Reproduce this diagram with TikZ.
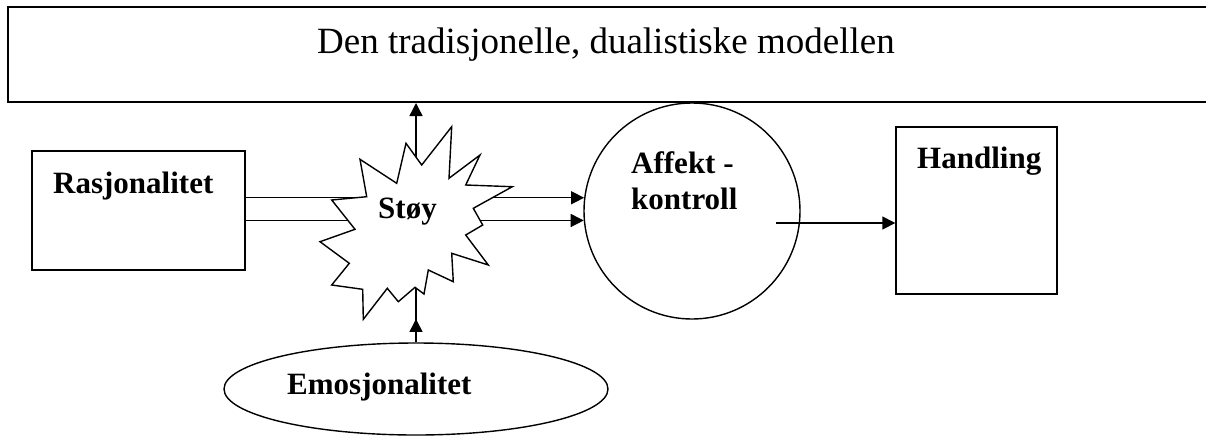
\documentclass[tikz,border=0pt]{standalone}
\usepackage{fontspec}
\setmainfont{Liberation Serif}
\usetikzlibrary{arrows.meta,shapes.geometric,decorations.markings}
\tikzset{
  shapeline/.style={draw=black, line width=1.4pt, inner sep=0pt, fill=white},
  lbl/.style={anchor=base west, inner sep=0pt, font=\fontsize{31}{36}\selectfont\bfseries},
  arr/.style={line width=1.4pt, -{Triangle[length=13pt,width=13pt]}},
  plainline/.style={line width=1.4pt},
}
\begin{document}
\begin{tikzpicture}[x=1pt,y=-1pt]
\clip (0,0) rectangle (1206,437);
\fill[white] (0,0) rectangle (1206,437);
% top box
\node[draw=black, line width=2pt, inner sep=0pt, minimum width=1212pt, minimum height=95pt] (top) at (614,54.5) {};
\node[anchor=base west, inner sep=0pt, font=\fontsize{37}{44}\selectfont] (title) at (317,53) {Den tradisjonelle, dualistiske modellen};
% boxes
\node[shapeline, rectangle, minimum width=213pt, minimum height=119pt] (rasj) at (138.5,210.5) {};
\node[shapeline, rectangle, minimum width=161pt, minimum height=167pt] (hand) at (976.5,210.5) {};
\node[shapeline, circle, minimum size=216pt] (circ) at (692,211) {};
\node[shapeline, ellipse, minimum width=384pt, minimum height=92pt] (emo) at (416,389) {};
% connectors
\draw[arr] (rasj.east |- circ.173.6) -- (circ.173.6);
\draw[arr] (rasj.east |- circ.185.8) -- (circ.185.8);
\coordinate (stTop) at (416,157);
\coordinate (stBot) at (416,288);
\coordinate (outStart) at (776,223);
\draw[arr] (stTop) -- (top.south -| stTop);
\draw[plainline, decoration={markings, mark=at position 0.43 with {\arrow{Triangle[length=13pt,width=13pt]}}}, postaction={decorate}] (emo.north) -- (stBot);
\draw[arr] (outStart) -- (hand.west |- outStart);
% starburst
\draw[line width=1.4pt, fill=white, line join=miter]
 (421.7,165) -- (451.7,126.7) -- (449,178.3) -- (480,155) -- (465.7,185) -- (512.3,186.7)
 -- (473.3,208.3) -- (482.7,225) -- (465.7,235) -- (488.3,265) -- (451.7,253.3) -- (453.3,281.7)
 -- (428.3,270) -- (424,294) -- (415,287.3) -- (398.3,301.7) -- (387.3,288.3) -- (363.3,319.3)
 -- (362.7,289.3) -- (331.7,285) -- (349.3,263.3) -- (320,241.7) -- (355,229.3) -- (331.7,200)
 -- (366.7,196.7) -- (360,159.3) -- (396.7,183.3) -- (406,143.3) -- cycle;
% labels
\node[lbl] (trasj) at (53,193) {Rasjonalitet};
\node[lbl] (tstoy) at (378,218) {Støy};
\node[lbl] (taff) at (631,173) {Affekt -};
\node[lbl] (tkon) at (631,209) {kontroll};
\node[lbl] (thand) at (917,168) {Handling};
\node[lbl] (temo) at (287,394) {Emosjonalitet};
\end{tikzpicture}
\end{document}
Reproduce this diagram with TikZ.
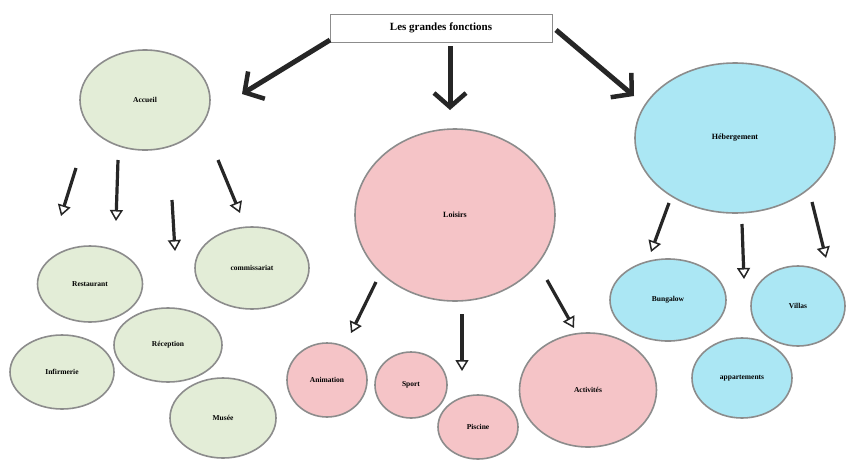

▶ [GOAL] Retype all entries exactly as they appear, dropping the images.

▶ [COMPLETED EXERCISE]
Reproduce this diagram with TikZ.
\documentclass[tikz,border=0pt]{standalone}
\usepackage{fontspec}
\setmainfont{Liberation Serif}
\usetikzlibrary{arrows.meta,shapes.geometric,decorations.markings}
\tikzset{
  shapeline/.style={draw=black, line width=1.4pt, inner sep=0pt, fill=white},
  lbl/.style={anchor=base west, inner sep=0pt, font=\fontsize{31}{36}\selectfont\bfseries},
  arr/.style={line width=1.4pt, -{Triangle[length=13pt,width=13pt]}},
  plainline/.style={line width=1.4pt},
}
\begin{document}
\begin{tikzpicture}[x=1pt,y=-1pt]
\clip (0,0) rectangle (1206,437);
\fill[white] (0,0) rectangle (1206,437);
% top box
\node[draw=black, line width=2pt, inner sep=0pt, minimum width=1212pt, minimum height=95pt] (top) at (614,54.5) {};
\node[anchor=base west, inner sep=0pt, font=\fontsize{37}{44}\selectfont] (title) at (317,53) {Den tradisjonelle, dualistiske modellen};
% boxes
\node[shapeline, rectangle, minimum width=213pt, minimum height=119pt] (rasj) at (138.5,210.5) {};
\node[shapeline, rectangle, minimum width=161pt, minimum height=167pt] (hand) at (976.5,210.5) {};
\node[shapeline, circle, minimum size=216pt] (circ) at (692,211) {};
\node[shapeline, ellipse, minimum width=384pt, minimum height=92pt] (emo) at (416,389) {};
% connectors
\draw[arr] (rasj.east |- circ.173.6) -- (circ.173.6);
\draw[arr] (rasj.east |- circ.185.8) -- (circ.185.8);
\coordinate (stTop) at (416,157);
\coordinate (stBot) at (416,288);
\coordinate (outStart) at (776,223);
\draw[arr] (stTop) -- (top.south -| stTop);
\draw[plainline, decoration={markings, mark=at position 0.43 with {\arrow{Triangle[length=13pt,width=13pt]}}}, postaction={decorate}] (emo.north) -- (stBot);
\draw[arr] (outStart) -- (hand.west |- outStart);
% starburst
\draw[line width=1.4pt, fill=white, line join=miter]
 (421.7,165) -- (451.7,126.7) -- (449,178.3) -- (480,155) -- (465.7,185) -- (512.3,186.7)
 -- (473.3,208.3) -- (482.7,225) -- (465.7,235) -- (488.3,265) -- (451.7,253.3) -- (453.3,281.7)
 -- (428.3,270) -- (424,294) -- (415,287.3) -- (398.3,301.7) -- (387.3,288.3) -- (363.3,319.3)
 -- (362.7,289.3) -- (331.7,285) -- (349.3,263.3) -- (320,241.7) -- (355,229.3) -- (331.7,200)
 -- (366.7,196.7) -- (360,159.3) -- (396.7,183.3) -- (406,143.3) -- cycle;
% labels
\node[lbl] (trasj) at (53,193) {Rasjonalitet};
\node[lbl] (tstoy) at (378,218) {Støy};
\node[lbl] (taff) at (631,173) {Affekt -};
\node[lbl] (tkon) at (631,209) {kontroll};
\node[lbl] (thand) at (917,168) {Handling};
\node[lbl] (temo) at (287,394) {Emosjonalitet};
\end{tikzpicture}
\end{document}
Reproduce this diagram with TikZ.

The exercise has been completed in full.